It would be a minor miracle if any smartphone could hold all of Jim Mawdsley’s contacts.
He is a walking encyclopaedia of musical stories and expertise, built up through his involvement in a phenomenal number of events, festivals, programmes, campaigns and conferences.
He has played Space Invaders with Joey Ramone - not to mentioned worked at The Riverside when Nirvana played their first European gig.
Jim must have met hundreds of people over the years, from his days as entertainments officer at Northumbria University, working the doors at the seminal Riverside nightclub and as partner in club night Digital to producing the region’s biggest one-day live festival Evolution.
And it’s Jim’s top class communication and networking skills which have helped make Jim’s career so rich and exciting, as well as make Generator the nationally renowned development agency that it is today.
As chief executive of Newcastle-based Generator, Jim considers himself a pretty happy chap at being able to carve out a career through his love for the music industry, yet it’s hard to imagine him doing anything else.

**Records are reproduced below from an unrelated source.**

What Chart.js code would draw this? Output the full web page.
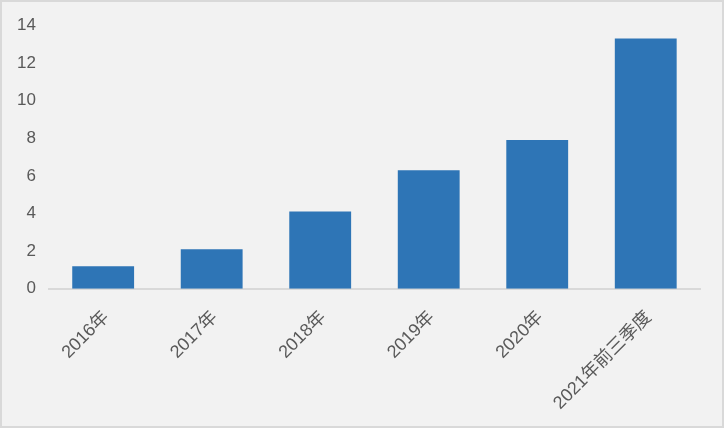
<!DOCTYPE html>
<html>
<head>
<meta charset="utf-8">
<script src="https://cdn.jsdelivr.net/npm/chart.js@4/dist/chart.umd.min.js"></script>
<style>
    html, body { margin: 0; padding: 0; background: #f2f2f2; }
    #wrap {
        width: 724px; height: 428px; box-sizing: border-box;
        border: 2px solid #d9d9d9; background: #f2f2f2; position: relative;
    }
</style>
</head>
<body>
<div id="wrap"><canvas id="chart-item"></canvas></div>
<script>
var categories = ['2016年', '2017年', '2018年', '2019年', '2020年', '2021年前三季度'];
var values = [1.2, 2.1, 4.1, 6.3, 7.9, 13.3];
var yTicks = [0, 2, 4, 6, 8, 10, 12, 14];

var fontFamily = '"Liberation Sans", Arial, "Noto Sans CJK SC", sans-serif';

var ctx = document.getElementById('chart-item').getContext('2d');
var chart = new Chart(ctx, {
    type: 'bar',
    data: {
        labels: categories,
        datasets: [{
            label: '',
            backgroundColor: '#2e75b6',
            borderWidth: 0,
            categoryPercentage: 1,
            barPercentage: 0.57,
            data: values
        }]
    },
    options: {
        responsive: true,
        maintainAspectRatio: false,
        animation: false,
        layout: {
            padding: { left: 2, right: 22, top: 15, bottom: 2 }
        },
        plugins: {
            legend: { display: false },
            tooltip: { enabled: false }
        },
        scales: {
            x: {
                grid: { display: false },
                border: { display: true, color: '#d9d9d9', width: 2 },
                // rotated first label should not push the plot to the right
                afterFit: function (scale) {
                    scale.paddingLeft = 0;
                },
                ticks: {
                    color: '#595959',
                    font: { family: fontFamily, size: 18 },
                    maxRotation: 45,
                    minRotation: 45,
                    padding: 10,
                    labelOffset: 3
                }
            },
            y: {
                min: yTicks[0],
                max: yTicks[yTicks.length - 1],
                grid: { display: false, drawTicks: false },
                border: { display: false },
                afterBuildTicks: function (axis) {
                    axis.ticks = yTicks.map(function (v) { return { value: v }; });
                },
                ticks: {
                    color: '#595959',
                    font: { family: fontFamily, size: 17 },
                    padding: 13
                }
            }
        }
    }
});
</script>
</body>
</html>
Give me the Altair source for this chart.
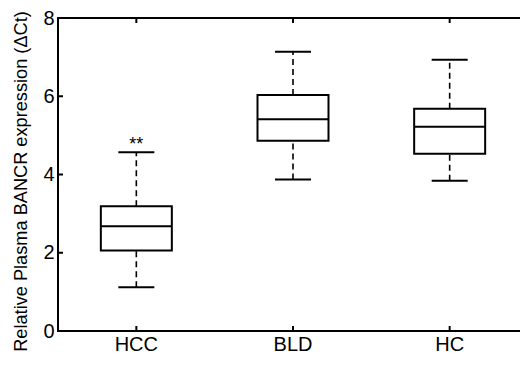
import altair as alt
import pandas as pd

# ---- data ----
categories = ["HCC", "BLD", "HC"]
lower = [1.12, 3.87, 3.84]
q1 = [2.06, 4.86, 4.53]
median = [2.68, 5.41, 5.22]
q3 = [3.19, 6.03, 5.68]
upper = [4.57, 7.14, 6.93]
marks = ["**", "", ""]
y_ticks = [0, 2, 4, 6, 8]
y_title = "Relative Plasma BANCR expression (ΔCt)"

W, H = 470, 313
FONT = "Liberation Sans"

df = pd.DataFrame({
    "group": categories, "lower": lower, "q1": q1, "median": median,
    "q3": q3, "upper": upper, "mark": marks,
})
tick_df = pd.DataFrame({"v": y_ticks})

xscale = alt.Scale(domain=categories, paddingInner=0, paddingOuter=0)
yscale = alt.Scale(domain=[0, 8], nice=False, zero=False)


def X():
    return alt.X("group:N", sort=categories, scale=xscale, title=None,
                 axis=alt.Axis(labelAngle=0))


def Y(field):
    return alt.Y(field, scale=yscale, title=y_title, axis=alt.Axis(values=y_ticks))


base = alt.Chart(df)

whisk_hi = base.mark_rule(color="black", strokeWidth=1.6, strokeDash=[6, 4]).encode(
    x=X(), y=Y("q3:Q"), y2="upper:Q")
whisk_lo = base.mark_rule(color="black", strokeWidth=1.6, strokeDash=[6, 4]).encode(
    x=X(), y=Y("lower:Q"), y2="q1:Q")

boxes = base.mark_bar(fill="white", stroke="black", strokeWidth=2, size=71, opacity=1).encode(
    x=X(), y=Y("q1:Q"), y2="q3:Q")

med = base.mark_tick(color="black", size=71, thickness=2, opacity=1).encode(
    x=X(), y=Y("median:Q"))
cap_hi = base.mark_tick(color="black", size=36, thickness=2, opacity=1).encode(
    x=X(), y=Y("upper:Q"))
cap_lo = base.mark_tick(color="black", size=36, thickness=2, opacity=1).encode(
    x=X(), y=Y("lower:Q"))

stars = base.mark_text(font=FONT, fontSize=18, baseline="alphabetic", dy=-2, color="black").encode(
    x=X(), y=Y("upper:Q"), text="mark:N")

# inward ticks on all four sides
tk = dict(color="black", strokeWidth=2)
yt_left = alt.Chart(tick_df).mark_rule(**tk).encode(
    y=Y("v:Q"), x=alt.value(0), x2=alt.value(5))
yt_right = alt.Chart(tick_df).mark_rule(**tk).encode(
    y=Y("v:Q"), x=alt.value(W - 5), x2=alt.value(W))
xt_bot = base.mark_rule(**tk).encode(x=X(), y=alt.value(H - 5), y2=alt.value(H))
xt_top = base.mark_rule(**tk).encode(x=X(), y=alt.value(0), y2=alt.value(5))

chart = alt.layer(
    whisk_hi, whisk_lo, boxes, med, cap_hi, cap_lo, stars,
    yt_left, yt_right, xt_bot, xt_top,
).properties(
    width=W, height=H,
    autosize=alt.AutoSizeParams(type="none"),
    padding={"left": 50, "top": 10, "right": -8, "bottom": 23},
    background="white",
).configure_view(
    stroke="black", strokeWidth=2
).configure_axis(
    ticks=False, domain=False, grid=False,
    labelFont=FONT, labelFontSize=20, labelColor="black",
    titleFont=FONT, titleFontSize=18.2, titleFontWeight="normal", titleColor="black",
).configure_axisX(
    labelPadding=3,
).configure_axisY(
    labelPadding=4, titlePadding=12, titleY=163,
)

chart.save("out.html", embed_options={"renderer": "svg", "actions": False})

The organisation was originally formed in the late 1980s – by volunteers – to deliver support within the North East and Cumbria, but it fitted a firm feather into its cap when Arts Council England asked it roll out its services nationally, to help other fledgling agencies, organisations and groups in policy, programme development, governance and funding.
Now the 10-strong team based in Ouseburn has added another string to the group’s bow.
Well-established as a leading field in supporting the music business, Generator has expanding into all creative industries, a huge expansion for the organisation.
The team identified a significant gap in the business support framework for other creative industries, prompting them to add a focus on film, photography, digital media and design industries.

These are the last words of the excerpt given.